New York state’s relationship to marijuana is evolving. After years of strict enforcement of marijuana laws that disproportionately affect black and Latino residents, political leaders have finally begun to acknowledge the need for change.
The New York Times reported in May that black people are arrested for minor marijuana crimes at eight times the rate of white people, and Hispanic people at five times the rate, despite comparable usage. The ACLU has similarly advocated for legalization on the basis that enforcement practices devastate communities of color: Arrests for harmless marijuana use push black and Latino citizens into the criminal justice system, negatively impacting their opportunities for work and social benefits. White people partaking in similarly casual marijuana use continue their lives unaffected.
While recreational marijuana use is still illegal in New York, enforcement is easing and there are indications of a potential sea change. In May, New York City Mayor Bill de Blasio instructed police to stop making arrests for public marijuana consumption and instead to issue summons. The Manhattan District Attorney has declined to continue prosecuting possession and smoking charges, and popular gubernatorial candidate Cynthia Nixon has made legalization a central tenet of her platform.
New York state Sen. Liz Krueger has proposed legislation to treat marijuana like alcohol, legal for those 21 and older. Her bill also aims to use legalization to rectify injustices caused by criminalization, with proceeds from the tax revenue of legal marijuana sales –– which many estimate will amount to over $400 million annually ––- directed to “re-entry programs, substance abuse programs and job training programs in low-income, high-unemployment communities.”
Colorado began selling marijuana for recreational consumption in 2014. According to Syracuse University, the state generated $247 million in marijuana sale-related taxes and fees in the last fiscal year, a substantial portion of which was funneled to public education, substance abuse programs and mental health services. An infographic from the school’s online MBA program projects what type of similar revenue New York could rake in after legalization. Projected gross sales for recreational marijuana use come in at a sizable $3.3 billion.
Yet investors remain shy when it comes to committing to the marijuana industry in New York. The disinclination stems from a variety of sources: remaining prohibitions at the federal level, continued social stigma, and the very narrow confines of legal medical marijuana production in New York that make financial gain untenable. Currently, the state requires vertical integration, meaning each company must grow, manufacture, lab test and dispense the product, which is difficult and costly for smaller investors. Only 5 licenses have been issued for medical marijuana sales, each allowing for five dispensaries, with the grand total coming to only 25 sale locations. Ingestible and concentrated products remain the only legal options, which smoking outlawed even for medical use. Conditions to qualify for a medical marijuana card in New York are similarly restrictive, making the product available only to patients with a small range of permitted diagnoses.
The combination of costly manufacturing requirements and an extremely limited consumer pool push interested investors to operations in states with more flexible marijuana laws.

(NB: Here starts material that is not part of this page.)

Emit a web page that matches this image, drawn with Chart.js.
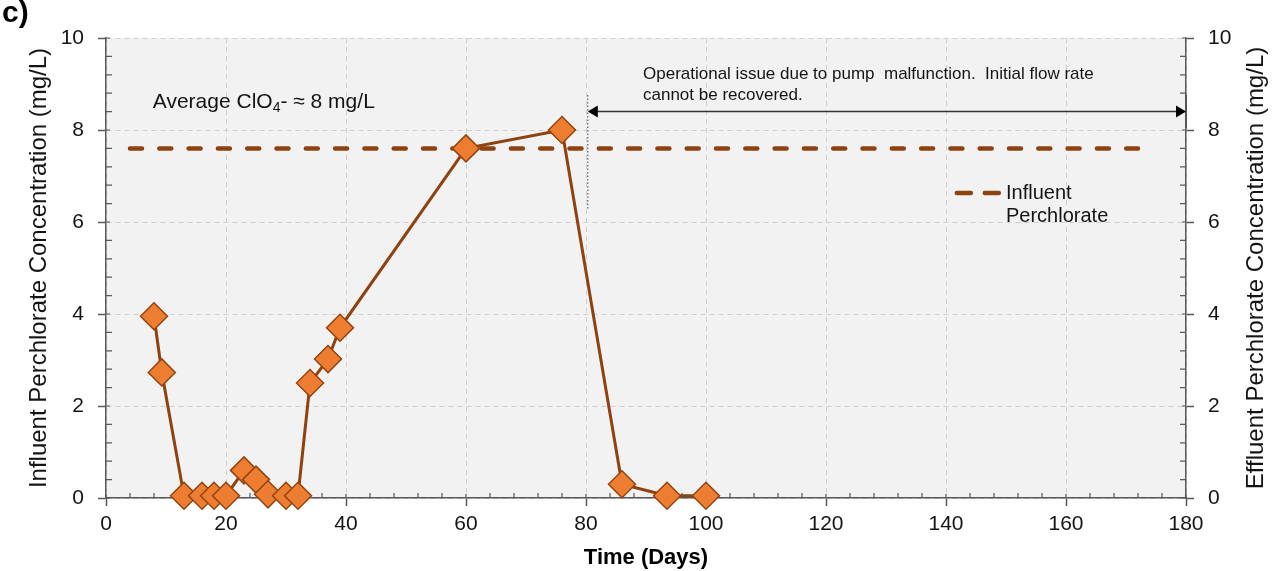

But hopefully, the shifting political climate can lead to a lessening of restrictions that could draw new monetary interest, and help the state bring in funds that could ultimately go toward social programs with the potential for significant impact.
When it comes to remaining stigmas, investors need only look to evidence of a changing culture. According to a recent Pew Study , 61% of Americans support legalization, up from about 30% in 2000. Ultimately, the legalization movement is not about advancing or promoting marijuana use. It is rather the only way to stop the continued oppression of black and Latino Americans whose prospects are destroyed by minor marijuana infractions, and to generate state income necessary to rectify the havoc marijuana prohibition has wreaked on their communities.